Along the same lines, you can have a bot watch for broken builds and revert-to the last succesfull build. The upside is that the system can bring itself back to good (able to accept good commits and deploy them) faster than a human could. The downside is that it’s fairly rude: anytime multiple authors get bundled in a broken build they’ll all suffer for one bad commit. Alternatively, you can commit to branches that your build system then merges for you once the branch individually has passed tests. This means the trunk build is never red, and no commit is ever rejected unfairly. Unfortunately it also means you’ll need significantly more hardware to run your tests.
Finally, you’ve written fast tests, have a try server or something more advanced but things are slowing down and getting frustrating. What do you do? The most common thing I’ve seen (explicitly or implicitly) is simply committing less frequently. This can take the form of switching to feature branches (and thus trunk is only merges of larger batches of commits), or team branches. Either way, you’re losing some of the advantages of Continuous Deployment. Maybe that’s the right trade-off for your team, maybe it’s not.

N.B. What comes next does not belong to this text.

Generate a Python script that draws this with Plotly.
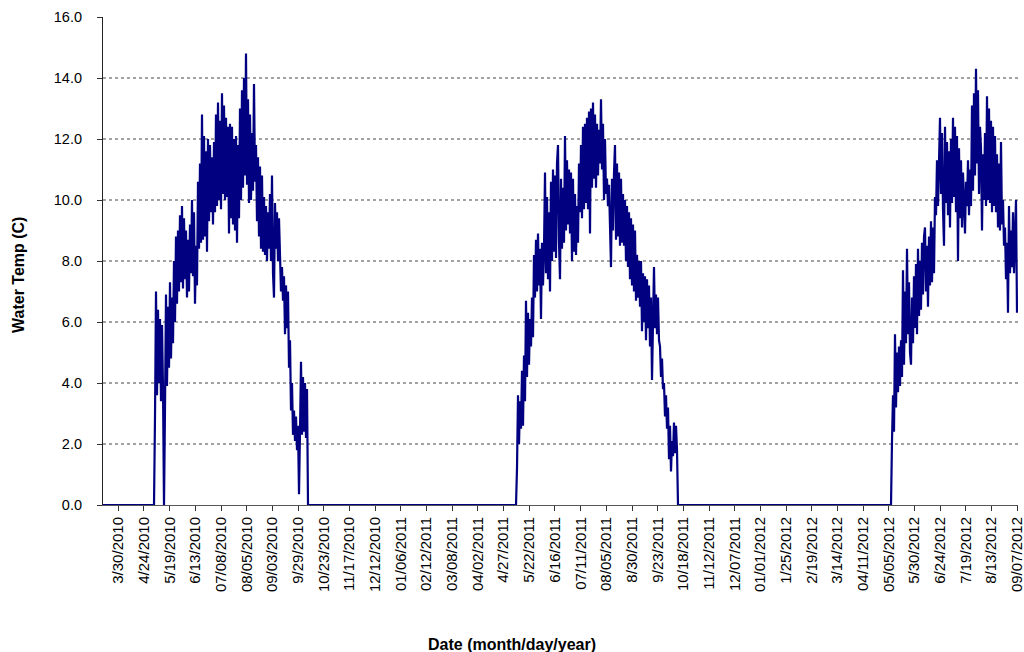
import plotly.graph_objects as go

# ---------------- data ----------------
TICK_LABELS = ["3/30/2010", "4/24/2010", "5/19/2010", "6/13/2010", "07/08/2010", "08/05/2010",
               "09/03/2010", "9/29/2010", "10/23/2010", "11/17/2010", "12/12/2010", "01/06/2011",
               "02/12/2011", "03/08/2011", "04/02/2011", "4/27/2011", "5/22/2011", "6/16/2011",
               "07/11/2011", "08/05/2011", "8/30/2011", "9/23/2011", "10/18/2011", "11/12/2011",
               "12/07/2011", "01/01/2012", "1/25/2012", "2/19/2012", "3/14/2012", "04/11/2012",
               "05/05/2012", "5/30/2012", "6/24/2012", "7/19/2012", "8/13/2012", "09/07/2012"]

Y_TICKS = [0, 2, 4, 6, 8, 10, 12, 14, 16]

# category-axis layout of the logger readings
FIRST_LABEL_READING = 15.3
READINGS_PER_LABEL = 25.686
TOTAL_READINGS = 915

# readings at 0 (logger out of the water)
ZERO_BEFORE_2010 = 52
ZERO_WINTER_2010 = 209
ZERO_WINTER_2011 = 214

SEASON_2010 = [
    2.9, 7.0, 3.6, 6.4, 4.0, 6.1, 3.4, 5.9, 3.8, 0.0,
    3.2, 6.9, 3.9, 6.5, 4.5, 7.3, 4.8, 6.8, 5.3, 8.0,
    6.0, 8.8, 6.6, 9.0, 7.0, 9.5, 7.3, 9.8, 7.1, 9.4,
    7.4, 9.0, 6.8, 8.7, 7.0, 9.2, 7.6, 10.0, 7.5, 9.6,
    6.6, 8.5, 7.2, 10.6, 8.4, 11.2, 8.6, 12.8, 8.7, 12.1,
    8.8, 11.6, 8.3, 12.0, 9.3, 11.8, 9.6, 11.4, 9.2, 11.9,
    9.6, 12.8, 9.8, 13.2, 10.0, 12.6, 9.7, 13.5, 10.2, 13.1,
    10.0, 12.7, 10.1, 12.4, 8.9, 12.5, 9.4, 12.4, 9.2, 12.0,
    9.0, 12.1, 8.6, 11.8, 9.4, 13.0, 10.0, 13.6, 10.4, 14.0,
    10.8, 14.8, 10.5, 13.3, 9.9, 12.8, 10.0, 12.2, 10.3, 13.8,
    10.6, 11.8, 9.3, 11.4, 8.8, 11.1, 8.4, 10.8, 8.3, 10.1,
    8.2, 9.8, 8.0, 9.6, 8.4, 10.2, 8.0, 10.8, 7.6, 6.8,
    9.9, 8.4, 9.6, 8.0, 9.4, 7.9, 7.0, 7.8, 6.7, 7.5,
    5.6, 7.2, 5.8, 7.0, 4.5, 5.4, 3.1, 4.0, 2.3, 3.1,
    2.1, 2.9, 1.8, 2.6, 0.35, 2.4, 4.7, 2.3, 4.2, 2.4,
    4.0, 2.2, 3.8,
]

SEASON_2011 = [
    1.2, 3.6, 2.0, 3.4, 2.5, 4.4, 2.6, 4.9, 3.4, 6.7,
    4.2, 6.3, 4.6, 6.1, 5.2, 6.8, 5.5, 8.2, 6.8, 8.7,
    7.0, 8.9, 7.2, 8.4, 6.1, 8.6, 7.2, 8.4, 10.9, 7.6,
    10.1, 7.4, 9.6, 7.0, 10.6, 8.0, 11.0, 8.3, 10.8, 8.1,
    11.2, 11.8, 8.6, 7.4, 10.7, 8.4, 10.4, 8.6, 12.1, 9.0,
    11.3, 9.2, 11.0, 8.9, 10.9, 8.0, 10.7, 8.3, 10.2, 8.2,
    9.8, 8.6, 11.2, 9.6, 11.8, 9.4, 12.4, 9.7, 12.5, 9.9,
    12.7, 9.7, 12.9, 8.9, 13.0, 10.4, 13.2, 10.7, 12.8, 10.4,
    12.5, 10.8, 12.3, 11.2, 13.3, 11.0, 12.5, 10.0, 12.0, 10.2,
    10.7, 9.8, 10.5, 8.5, 7.8, 10.7, 9.0, 10.9, 11.8, 8.7,
    11.2, 8.8, 10.9, 8.5, 10.7, 8.6, 10.2, 8.5, 10.0, 8.0,
    9.8, 7.8, 9.6, 7.4, 9.4, 7.2, 9.2, 7.0, 9.0, 6.7,
    8.2, 6.8, 8.0, 6.5, 8.0, 5.7, 7.6, 6.0, 7.5, 5.4,
    7.4, 5.8, 7.2, 5.2, 6.8, 4.1, 6.5, 7.8, 5.8, 6.9,
    5.6, 6.8, 5.4, 5.2, 4.2, 4.8, 3.8, 4.0, 2.9, 3.6,
    2.5, 3.2, 1.5, 2.6, 1.1, 2.1, 1.6, 2.7, 1.7, 2.6,
    1.8,
]

SEASON_2012 = [
    2.1, 3.6, 2.4, 5.6, 3.2, 5.0, 3.7, 5.2, 3.9, 5.4,
    4.2, 7.7, 4.6, 7.0, 5.3, 8.4, 5.6, 7.3, 5.0, 4.6,
    6.8, 5.3, 7.5, 5.8, 7.9, 5.6, 8.4, 6.2, 8.0, 6.4,
    8.6, 6.9, 8.8, 9.1, 7.0, 8.5, 6.5, 8.8, 7.2, 9.3,
    7.3, 9.1, 7.6, 10.1, 9.5, 11.3, 9.8, 10.9, 12.7, 10.2,
    12.2, 9.7, 8.5, 12.4, 9.9, 11.9, 9.5, 11.6, 9.1, 12.0,
    9.9, 12.7, 10.1, 12.4, 9.6, 12.1, 8.0, 11.7, 9.4, 11.3,
    9.1, 10.9, 9.3, 8.9, 10.6, 9.8, 11.3, 9.5, 11.0, 9.8,
    13.1, 10.3, 13.5, 10.8, 14.3, 11.2, 13.6, 10.2, 12.4, 11.7,
    9.0, 11.5, 10.0, 12.2, 9.8, 13.4, 10.0, 13.0, 9.9, 12.6,
    9.6, 12.4, 9.8, 12.1, 9.6, 11.5, 9.1, 11.2, 9.0, 11.9,
    9.2, 10.0, 8.5, 9.1, 7.4, 8.6, 6.3, 9.8, 7.6, 9.0,
    7.8, 9.6, 7.6, 9.2, 10.0, 6.3,
]

# ---------------- build series ----------------
temps = ([0.0] * ZERO_BEFORE_2010 + SEASON_2010 +
         [0.0] * ZERO_WINTER_2010 + SEASON_2011 +
         [0.0] * ZERO_WINTER_2011 + SEASON_2012)
readings = list(range(len(temps)))

tick_positions = [FIRST_LABEL_READING + k * READINGS_PER_LABEL for k in range(len(TICK_LABELS))]

FONT = "Arial, Liberation Sans, sans-serif"

fig = go.Figure()
fig.add_trace(go.Scatter(
    x=readings, y=temps, mode="lines",
    line=dict(color="#000080", width=2.2),
    showlegend=False, hoverinfo="skip", cliponaxis=False,
))

for v in Y_TICKS[1:-1]:
    fig.add_hline(y=v, line=dict(color="#444444", width=1, dash="dot"), layer="below")

fig.update_layout(
    width=1024, height=652,
    margin=dict(l=103, r=6, t=17, b=147, autoexpand=False),
    paper_bgcolor="white", plot_bgcolor="white",
    font=dict(family=FONT, color="black"),
    xaxis=dict(
        range=[0, TOTAL_READINGS], automargin=False,
        tickmode="array", tickvals=tick_positions, ticktext=TICK_LABELS,
        tickangle=-90, tickfont=dict(size=15, family=FONT, color="black"),
        ticks="outside", ticklen=5, tickcolor="#333333",
        showgrid=False, zeroline=False,
        showline=True, linecolor="#555555", linewidth=1,
        ticklabeloverflow="allow",
    ),
    yaxis=dict(
        range=[0, 16], automargin=False,
        tickmode="array", tickvals=Y_TICKS,
        ticktext=[f"{v:.1f}&nbsp;&nbsp;&nbsp;" for v in Y_TICKS],
        tickfont=dict(size=14.5, family=FONT, color="black"),
        ticks="outside", ticklen=5, tickcolor="#333333",
        showgrid=False, zeroline=False,
        showline=True, linecolor="#222222", linewidth=1,
        ticklabeloverflow="allow",
    ),
    annotations=[
        dict(text="<b>Water Temp (C)</b>", xref="paper", yref="paper",
             x=(18 - 103) / 915, y=(505 - 275) / 488, textangle=-90,
             showarrow=False, xanchor="center", yanchor="middle",
             font=dict(size=16, family=FONT, color="black")),
        dict(text="<b>Date (month/day/year)</b>", xref="paper", yref="paper",
             x=(512 - 103) / 915, y=(505 - 644) / 488,
             showarrow=False, xanchor="center", yanchor="middle",
             font=dict(size=16, family=FONT, color="black")),
    ],
)

fig.write_html("out.html", config={"displayModeBar": False},
               post_script="document.body.style.margin='0';document.body.style.overflow='hidden';")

Conversely, the gold standard for scaling up continuous deployment is to simply make sure each team gets their own independent deploy pipeline. This effectively requires service oriented architecture for web applications, and so it may be a big pill to swallow depending on your existing architecture. It works. It can scale to hundreds or thousands of developers, and each developers is still able to have an incredibly fast deploy pipeline.